I know, I know, that’s the least inviting title to a blog post ever but don’t go! There’s videos and everything!
Still here? Okay then. First of all you should know that I adopted/poached/stole the term ‘transcendental style’ from the great Paul Schrader‘s only kind of great book Transcendental Style in the Films of Bresson, Ozu and Dreyer. The term ‘the Ascetic aesthetic’ is all mine though, which I guess is something of a Pyrrhic victory but anyways, the point is that there exists a kind fo religious film that exhibits a certain style suited to religious topics. Sure, movies about religion and religious topics have always existed but no-one is ever going to mistake the films of Bresson, Ozu and Dreyer for this thing, for example:
Or even for that weird-looking Heaven is For Real movie that was the number 2 box-office film in America after Captain America: Winter Soldier but not even released in cinemas here because of the UK’s general, if diminishing, trend of not being insane.
Also, I’m not arguing that there is a definitive, objective thing that we can call ‘transcendental style’ and then piss our pants when a film does or does not conform to that particular style because A) who gives a shit? and B) there already exists some debate as to the merits of Schrader’s analysis and its efforts to produce what Colin Burnett calls an, ‘hermeneutical monopoly’ which leaves no room for other interpretations. And the last thing any of us wants is to accidentally create a hermeneutical monopoly. No sir.

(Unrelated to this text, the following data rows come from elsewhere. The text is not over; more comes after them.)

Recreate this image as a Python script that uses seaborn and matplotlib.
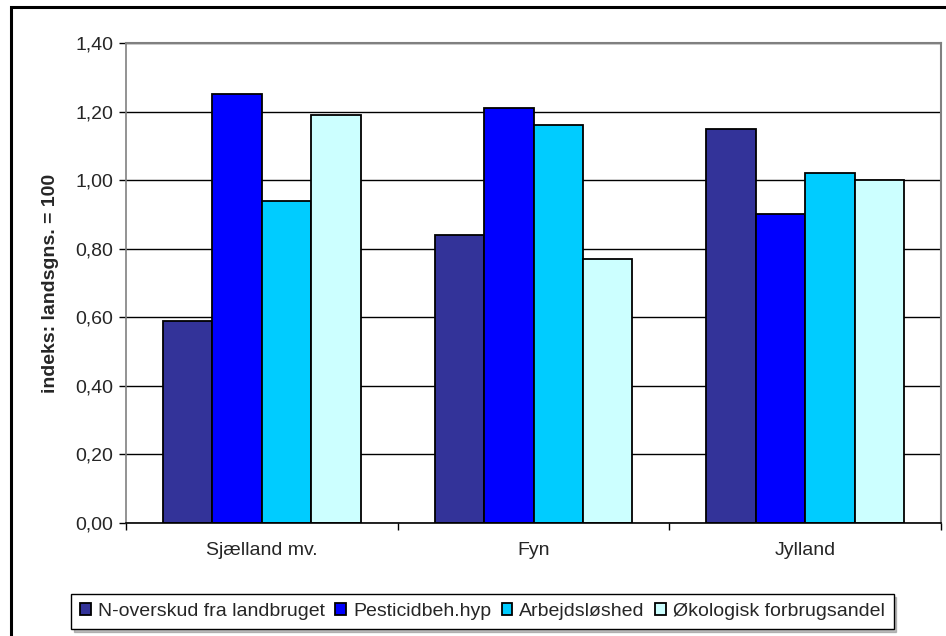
import matplotlib
matplotlib.use("Agg")
import matplotlib.pyplot as plt
import matplotlib.ticker as mticker
from matplotlib.patches import Rectangle
import seaborn as sns
import pandas as pd

regions = ["Sjælland mv.", "Fyn", "Jylland"]
series = ["N-overskud fra landbruget", "Pesticidbeh.hyp", "Arbejdsløshed", "Økologisk forbrugsandel"]
n_overskud = [0.59, 0.84, 1.15]
pesticid = [1.25, 1.21, 0.90]
arbejdsloeshed = [0.94, 1.16, 1.02]
oekologisk = [1.19, 0.77, 1.00]
colors = ["#333399", "#0000FF", "#00CCFF", "#CCFFFF"]
y_ticks = [0.0, 0.2, 0.4, 0.6, 0.8, 1.0, 1.2, 1.4]

rows = []
for name, vals in zip(series, [n_overskud, pesticid, arbejdsloeshed, oekologisk]):
    for reg, v in zip(regions, vals):
        rows.append({"region": reg, "serie": name, "værdi": v})
df = pd.DataFrame(rows)

sns.set_style("white")
plt.rcParams["font.family"] = ["Liberation Sans", "DejaVu Sans"]
FS = 14

fig = plt.figure(figsize=(9.46, 6.36), dpi=100)
ax = fig.add_axes([126 / 946, 1 - 523 / 636, 815 / 946, 480 / 636])

sns.barplot(data=df, x="region", y="værdi", hue="serie", order=regions,
            hue_order=series, palette=colors, width=4 / 5.5, gap=0,
            edgecolor="black", linewidth=1.3, saturation=1, ax=ax, legend=True)

ax.set_xlim(-0.5, 2.5)
ax.set_ylim(0, 1.4)
ax.set_yticks(y_ticks)
ax.yaxis.set_major_formatter(mticker.FuncFormatter(lambda v, p: f"{v:.2f}".replace(".", ",")))
ax.set_xlabel("")
ax.set_ylabel("indeks: landsgns. = 100", fontsize=FS, fontweight="bold", labelpad=12)
ax.grid(axis="y", color="black", linewidth=1)
ax.set_axisbelow(True)

ax.tick_params(axis="y", direction="out", length=5, width=1, color="black",
               labelsize=FS, left=True, pad=4)
ax.tick_params(axis="x", which="major", length=0, labelsize=FS, pad=14)
ax.set_xticks([-0.5, 0.5, 1.5, 2.5], minor=True)
ax.tick_params(axis="x", which="minor", direction="out", length=5, width=1,
               color="black", bottom=True)

for side in ["top", "right"]:
    ax.spines[side].set_color("#808080")
    ax.spines[side].set_linewidth(1.5)
ax.spines["left"].set_color("#808080")
ax.spines["left"].set_linewidth(1.2)
ax.spines["bottom"].set_color("black")
ax.spines["bottom"].set_linewidth(1.2)

handles, labels = ax.get_legend_handles_labels()
ax.get_legend().remove()
leg = fig.legend(handles, labels, loc="center", bbox_to_anchor=(482.5 / 946, 1 - 611.5 / 636),
                 ncol=4, fontsize=FS, frameon=True, fancybox=False,
                 edgecolor="black", framealpha=1, handlelength=0.55, handleheight=0.55,
                 handletextpad=0.35, columnspacing=0.55, borderpad=0.45,
                 shadow={"color": "#808080"})
leg.get_frame().set_linewidth(1)

# outer frame of the chart
fig.patches.append(Rectangle((11 / 946, -0.05), 1.0, 1.05 - 7 / 636,
                             transform=fig.transFigure, fill=False,
                             edgecolor="black", linewidth=2.2))

fig.savefig("out.png", dpi=100)
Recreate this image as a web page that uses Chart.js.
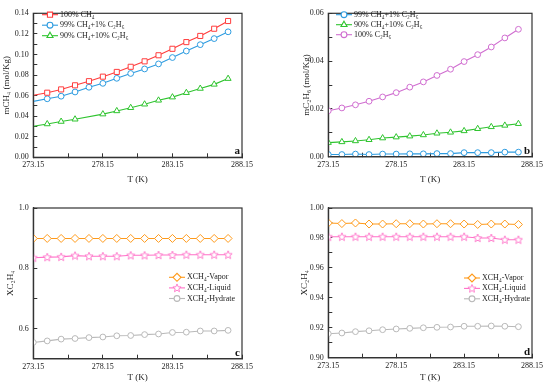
<!DOCTYPE html>
<html>
<head>
<meta charset="utf-8">
<script src="https://cdn.jsdelivr.net/npm/chart.js@4.4.0/dist/chart.umd.min.js"></script>
<style>
html,body{margin:0;padding:0;background:#fff;}
#wrap{position:relative;width:550px;height:387px;}
.panel{position:absolute;width:275px;}
</style>
</head>
<body>
<div id="wrap">
  <div class="panel" style="left:0;top:0;height:193px"><canvas id="chartA"></canvas></div>
  <div class="panel" style="left:275px;top:0;height:193px"><canvas id="chartB"></canvas></div>
  <div class="panel" style="left:0;top:193px;height:194px"><canvas id="chartC"></canvas></div>
  <div class="panel" style="left:275px;top:193px;height:194px"><canvas id="chartD"></canvas></div>
</div>
<script>
// temperatures (K)
const temps = [273.15,274.15,275.15,276.15,277.15,278.15,279.15,280.15,281.15,282.15,283.15,284.15,285.15,286.15,287.15];

// panel a: mCH4 (mol/Kg)
const aPure  = [0.0603,0.0628,0.0660,0.0700,0.0740,0.0784,0.0830,0.0880,0.0933,0.0992,0.1055,0.1120,0.1180,0.1250,0.1325];
const aMix1  = [0.0544,0.0569,0.0594,0.0635,0.0681,0.0719,0.0768,0.0815,0.0859,0.0908,0.0970,0.1033,0.1095,0.1154,0.1220];
const aMix10 = [0.0302,0.0324,0.0348,0.0370,null,0.0420,0.0451,0.0482,0.0516,0.0554,0.0585,0.0628,0.0669,0.0709,0.0765];

// panel b: mC2H6 (mol/Kg)
const bMix1  = [0.0009,0.0009,0.0011,0.0009,0.0011,0.0011,0.0012,0.0012,0.0013,0.0013,0.0017,0.0017,0.0017,0.0019,0.0019];
const bMix10 = [0.0059,0.0062,0.0066,0.0071,0.0078,0.0082,0.0086,0.0091,0.0098,0.0102,0.0108,0.0117,0.0125,0.0131,0.0138];
const bPure  = [0.0192,0.0204,0.0217,0.0232,0.0250,0.0268,0.0291,0.0313,0.0340,0.0366,0.0398,0.0427,0.0459,0.0497,0.0533];

// panel c: mole fractions, 99% CH4 + 1% C2H6
const cVapor   = [0.899,0.899,0.899,0.899,0.899,0.899,0.899,0.899,0.899,0.899,0.899,0.899,0.899,0.899,0.899];
const cLiquid  = [0.835,0.837,0.838,0.842,0.840,0.840,0.840,0.843,0.843,0.844,0.844,0.845,0.845,0.845,0.845];
const cHydrate = [0.554,0.559,0.565,0.567,0.570,0.572,0.576,0.577,0.580,0.582,0.587,0.588,0.592,0.592,0.594];

// panel d: mole fractions, 90% CH4 + 10% C2H6
const dVapor   = [0.9900,0.9896,0.9900,0.9893,0.9893,0.9895,0.9895,0.9893,0.9895,0.9895,0.9893,0.9890,0.9893,0.9893,0.9890];
const dLiquid  = [0.9808,0.9808,0.9808,0.9808,0.9808,0.9808,0.9808,0.9808,0.9808,0.9808,0.9808,0.9800,0.9800,0.9788,0.9788];
const dHydrate = [0.9160,0.9165,0.9174,0.9180,0.9187,0.9192,0.9196,0.9200,0.9203,0.9205,0.9210,0.9210,0.9212,0.9210,0.9207];

// tick values and labels
const xMajor = [273.15,278.15,283.15,288.15];
const xMinor = [275.65,280.65,285.65];
const xLabels = ['273.15','278.15','283.15','288.15'];
const aMajor = [0,0.02,0.04,0.06,0.08,0.10,0.12,0.14];
const aMinor = [0.01,0.03,0.05,0.07,0.09,0.11,0.13];
const aLabels = ['0.00','0.02','0.04','0.06','0.08','0.10','0.12','0.14'];
const bMajor = [0,0.02,0.04,0.06];
const bMinor = [0.01,0.03,0.05];
const bLabels = ['0.00','0.02','0.04','0.06'];
const cMajor = [0.6,0.8,1.0];
const cMinor = [0.7,0.9];
const cLabels = ['0.6','0.8','1.0'];
const dMajor = [0.90,0.92,0.94,0.96,0.98,1.00];
const dMinor = [0.91,0.93,0.95,0.97,0.99];
const dLabels = ['0.90','0.92','0.94','0.96','0.98','1.00'];

const FONT = "'Liberation Serif','Times New Roman',serif";
Chart.defaults.font.family = FONT;
Chart.defaults.color = '#222';

function starImage(color){
  const c = document.createElement('canvas');
  c.width = 10; c.height = 10;
  const g = c.getContext('2d');
  g.beginPath();
  for(let i=0;i<10;i++){
    const r = i%2 ? 1.9 : 4.3;
    const a = -Math.PI/2 + i*Math.PI/5;
    g.lineTo(5 + r*Math.cos(a), 5.3 + r*Math.sin(a));
  }
  g.closePath();
  g.fillStyle = '#fff'; g.fill();
  g.strokeStyle = color; g.lineWidth = 0.9; g.stroke();
  return c;
}

function series(label, values, color, style, radius, hideFirst){
  return {
    label: label,
    data: temps.map((t,i)=>({x:t, y:values[i]})),
    borderColor: color,
    borderWidth: 1.1,
    pointStyle: style,
    legendRadius: radius,
    pointRadius: hideFirst ? (c => c.dataIndex === 0 ? 0 : radius) : radius,
    pointBorderColor: color,
    pointBackgroundColor: '#fff',
    pointBorderWidth: 1,
    spanGaps: true,
    tension: 0
  };
}

function tickObjs(major, minor){
  return major.concat(minor).sort((p,q)=>p-q).map(v=>({value:v}));
}
function labelFor(v, major, labels){
  const i = major.findIndex(m => Math.abs(m - v) < 1e-6);
  return i >= 0 ? labels[i] : '';
}

const panelDecor = {
  id: 'panelDecor',
  afterDatasetsDraw(chart, args, o){
    const ctx = chart.ctx, ca = chart.chartArea;
    ctx.save();
    ctx.strokeStyle = '#333';
    ctx.lineWidth = 1.2;
    ctx.strokeRect(ca.left, ca.top, ca.right - ca.left, ca.bottom - ca.top);
    ctx.font = '8px ' + FONT;
    ctx.textBaseline = 'middle';
    ctx.textAlign = 'left';
    chart.data.datasets.forEach((ds,i)=>{
      const y = o.ly + i*o.gap;
      ctx.strokeStyle = ds.borderColor;
      ctx.lineWidth = ds.borderWidth;
      ctx.beginPath();
      ctx.moveTo(o.lx, y);
      ctx.lineTo(o.lx + 16, y);
      ctx.stroke();
      ctx.fillStyle = '#fff';
      Chart.helpers.drawPoint(ctx, {pointStyle: ds.pointStyle, radius: ds.legendRadius, borderWidth: 1, rotation: 0}, o.lx + 8, y);
      ctx.fillStyle = '#222';
      ctx.fillText(ds.label, o.lx + 18, y);
    });
    ctx.font = 'bold 11px ' + FONT;
    ctx.textAlign = 'right';
    ctx.textBaseline = 'alphabetic';
    ctx.fillStyle = '#111';
    ctx.fillText(o.letter, ca.right - 2, ca.bottom - 3);
    ctx.restore();
  }
};

function makeChart(id, datasets, p){
  return new Chart(document.getElementById(id), {
    type: 'line',
    data: {datasets: datasets},
    plugins: [panelDecor],
    options: {
      responsive: true,
      maintainAspectRatio: false,
      animation: false,
      layout: {padding: {top: p.pt, right: p.pr, left: 0, bottom: 0}},
      plugins: {
        legend: {display: false},
        tooltip: {enabled: false},
        panelDecor: {lx: p.lx, ly: p.ly, gap: p.gap, letter: p.letter}
      },
      scales: {
        x: {
          type: 'linear', min: 273.15, max: 288.15,
          afterBuildTicks: s => { s.ticks = tickObjs(xMajor, xMinor); },
          afterFit: s => { s.height = p.xh; },
          ticks: {autoSkip: false, maxRotation: 0, padding: 7, font: {size: 8}, color: '#222',
                  callback: v => labelFor(v, xMajor, xLabels)},
          grid: {drawOnChartArea: false, tickLength: -4, tickColor: '#333', tickWidth: 1},
          border: {color: '#333', width: 1.2},
          title: {display: true, text: 'T (K)', font: {size: 9}, color: '#222', padding: {top: 0, bottom: p.xtp}}
        },
        y: {
          type: 'linear', min: p.ymin, max: p.ymax,
          afterBuildTicks: s => { s.ticks = tickObjs(p.yMajor, p.yMinor); },
          afterFit: s => { s.width = p.yw; },
          ticks: {autoSkip: false, padding: 8.5, font: {size: 8}, color: '#222',
                  callback: v => labelFor(v, p.yMajor, p.yLabels)},
          grid: {drawOnChartArea: false, tickLength: -4, tickColor: '#333', tickWidth: 1},
          border: {color: '#333', width: 1.2},
          title: {display: true, text: p.ytitle, font: {size: 9}, color: '#222', padding: {top: p.ytp, bottom: 0}}
        }
      }
    }
  });
}

const RED = '#ff3d3d', BLUE = '#2e9ce0', GREEN = '#2fc42f', PURPLE = '#d06ed0';
const ORANGE = '#ff9a1a', PINK = '#ff70c8', GRAY = '#b9b9b9';

makeChart('chartA', [
  series('100% CH₄', aPure, RED, 'rect', 3.6, true),
  series('99% CH₄+1% C₂H₆', aMix1, BLUE, 'circle', 2.9, true),
  series('90% CH₄+10% C₂H₆', aMix10, GREEN, 'triangle', 3.5, true)
], {pt: 7.3, pr: 33, xh: 35.7, yw: 33.3, xtp: 7.6, ytp: 1.6, ymin: 0, ymax: 0.14,
    yMajor: aMajor, yMinor: aMinor, yLabels: aLabels, ytitle: 'mCH₄ (mol/Kg)',
    lx: 42, ly: 14.7, gap: 10.5, letter: 'a'});

makeChart('chartB', [
  series('99% CH₄+1% C₂H₆', bMix1, BLUE, 'circle', 2.9, false),
  series('90% CH₄+10% C₂H₆', bMix10, GREEN, 'triangle', 3.5, false),
  series('100% C₂H₆', bPure, PURPLE, 'circle', 2.9, false)
], {pt: 7.3, pr: 13.3, xh: 36.3, yw: 53.3, xtp: 7.6, ytp: 26, ymin: 0, ymax: 0.06,
    yMajor: bMajor, yMinor: bMinor, yLabels: bLabels, ytitle: 'mC₂H₆ (mol/Kg)',
    lx: 61, ly: 14.7, gap: 10, letter: 'b'});

makeChart('chartC', [
  series('XCH₄-Vapor', cVapor, ORANGE, 'rectRot', 4, false),
  series('XCH₄-Liquid', cLiquid, PINK, starImage(PINK), 3.5, false),
  series('XCH₄-Hydrate', cHydrate, GRAY, 'circle', 2.9, false)
], {pt: 15, pr: 33, xh: 28.3, yw: 33.3, xtp: 3.6, ytp: 5, ymin: 0.5, ymax: 1.0,
    yMajor: cMajor, yMinor: cMinor, yLabels: cLabels, ytitle: 'XC₂H₄',
    lx: 169, ly: 84.3, gap: 10.6, letter: 'c'});

makeChart('chartD', [
  series('XCH₄-Vapor', dVapor, ORANGE, 'rectRot', 4, false),
  series('XCH₄-Liquid', dLiquid, PINK, starImage(PINK), 3.5, false),
  series('XCH₄-Hydrate', dHydrate, GRAY, 'circle', 2.9, false)
], {pt: 15, pr: 13.3, xh: 29.3, yw: 53.3, xtp: 3.6, ytp: 24.6, ymin: 0.9, ymax: 1.0,
    yMajor: dMajor, yMinor: dMinor, yLabels: dLabels, ytitle: 'XC₂H₄',
    lx: 189, ly: 85, gap: 10.4, letter: 'd'});
</script>
</body>
</html>
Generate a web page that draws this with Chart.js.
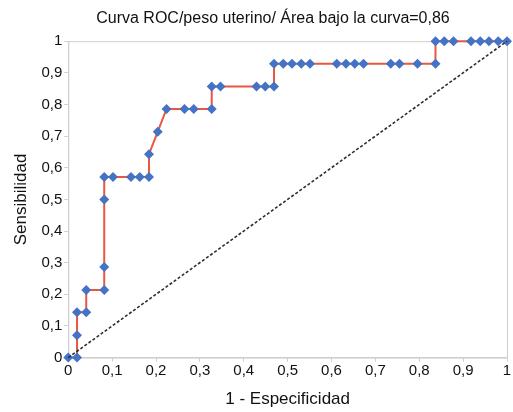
<!DOCTYPE html>
<html>
<head>
<meta charset="utf-8">
<script src="https://cdn.jsdelivr.net/npm/chart.js@4"></script>
<style>
  html, body { margin: 0; padding: 0; background: #fff; }
  #wrap { width: 513px; height: 412px; }
</style>
</head>
<body>
<div id="wrap"><canvas id="roc"></canvas></div>
<script>
// --- Data ---
const titleText = 'Curva ROC/peso uterino/ Área bajo la curva=0,86';
const xLabel = '1 - Especificidad';
const yLabel = 'Sensibilidad';

// 1 - especificidad (x) y sensibilidad (y) de cada punto de corte
const fpr = [0, 0.02, 0.02, 0.02, 0.041, 0.041, 0.082, 0.082, 0.082, 0.082,
  0.102, 0.143, 0.163, 0.184, 0.184, 0.204, 0.224, 0.265, 0.286, 0.327,
  0.327, 0.347, 0.429, 0.449, 0.469, 0.469, 0.49, 0.51, 0.531, 0.551,
  0.612, 0.633, 0.653, 0.673, 0.735, 0.755, 0.796, 0.837, 0.837, 0.857,
  0.878, 0.918, 0.939, 0.959, 0.98, 1];
const tpr = [0, 0, 0.071, 0.143, 0.143, 0.214, 0.214, 0.286, 0.5, 0.571,
  0.571, 0.571, 0.571, 0.571, 0.643, 0.714, 0.786, 0.786, 0.786, 0.786,
  0.857, 0.857, 0.857, 0.857, 0.857, 0.929, 0.929, 0.929, 0.929, 0.929,
  0.929, 0.929, 0.929, 0.929, 0.929, 0.929, 0.929, 0.929, 1, 1,
  1, 1, 1, 1, 1, 1];

// línea de referencia
const refX = [0, 1];
const refY = [0, 1];

const FONT = "'Liberation Sans', Arial, Helvetica, sans-serif";

// marco gris alrededor del área de trazado
const framePlugin = {
  id: 'frame',
  afterLayout(chart) {
    // el título va un poco a la derecha del centro del lienzo
    if (chart.titleBlock) chart.titleBlock.left += 32;
  },
  beforeDatasetsDraw(chart) {
    const { ctx, chartArea: a } = chart;
    ctx.save();
    ctx.strokeStyle = '#cfcfcf';
    ctx.lineWidth = 1;
    ctx.strokeRect(a.left + 0.5, a.top + 0.5, a.right - a.left, a.bottom - a.top);
    ctx.restore();
  }
};

const commaTick = v => String(Math.round(v * 10) / 10).replace('.', ',');

new Chart(document.getElementById('roc'), {
  type: 'scatter',
  data: {
    datasets: [
      {
        label: 'Referencia',
        data: refX.map((x, i) => ({ x, y: refY[i] })),
        showLine: true,
        borderColor: '#2e2e2e',
        borderWidth: 1.6,
        borderDash: [3, 2],
        pointRadius: 0,
        clip: false
      },
      {
        label: 'ROC',
        data: fpr.map((x, i) => ({ x, y: tpr[i] })),
        showLine: true,
        borderColor: '#e9573f',
        borderWidth: 2,
        pointStyle: 'rectRot',
        pointRadius: 5,
        pointBackgroundColor: '#4472c4',
        pointBorderColor: '#4472c4',
        pointBorderWidth: 0,
        clip: false
      }
    ]
  },
  options: {
    responsive: true,
    maintainAspectRatio: false,
    animation: false,
    layout: { padding: { top: 9, right: 6, left: 7, bottom: 0 } },
    plugins: {
      legend: { display: false },
      tooltip: { enabled: false },
      title: {
        display: true,
        text: titleText,
        color: '#111',
        font: { family: FONT, size: 16, weight: 'normal' },
        padding: { top: 0, bottom: 13 }
      }
    },
    scales: {
      x: {
        type: 'linear',
        min: 0,
        max: 1,
        ticks: { stepSize: 0.1, callback: commaTick, color: '#111', font: { family: FONT, size: 15 }, padding: 0, maxRotation: 0 },
        grid: { drawOnChartArea: false, color: '#cfcfcf', tickLength: 4 },
        border: { color: '#cfcfcf' },
        title: { display: true, text: xLabel, color: '#111', font: { family: FONT, size: 17 }, padding: { top: 10, bottom: 2 } }
      },
      y: {
        type: 'linear',
        min: 0,
        max: 1,
        ticks: { stepSize: 0.1, callback: commaTick, color: '#111', font: { family: FONT, size: 15 }, padding: 2 },
        grid: { drawOnChartArea: false, color: '#cfcfcf', tickLength: 4 },
        border: { color: '#cfcfcf' },
        title: { display: true, text: yLabel, color: '#111', font: { family: FONT, size: 17 }, padding: { bottom: 8 } }
      }
    }
  },
  plugins: [framePlugin]
});
</script>
</body>
</html>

However, ‘transcendental style’ seems like a useful model or metaphor for considering how certain films choose to present spiritual and religious themes. It also gives us a way of suggesting a link between the films of Bresson, Ozu and Dreyer that Schrader analyses, with the more recent films such as Darren Aaronofsky’s The Fountain (2006) , Gasper Noe’s Enter the Void (2009) and Terrence Malick’s The Tree of Life (2011). The bridge between them being, I want to argue, Stanley Kubrick’s 2001: A Space Odyssey (1968). More on all that in part two. In these posts I’m going to suggest that the different forms of ‘transcendental style’ in these films is akin to the differing approaches to transcendence in various mystical and religious schools. One is ascetic, based on self-control, abstinence from sensual pleasures and deep, quite contemplation of the ineffable. The other is ecstatic, finding transcendence in sudden ego-loss, immersion in sensual pleasures like sex or drugs, and the experience of cosmic consciousness.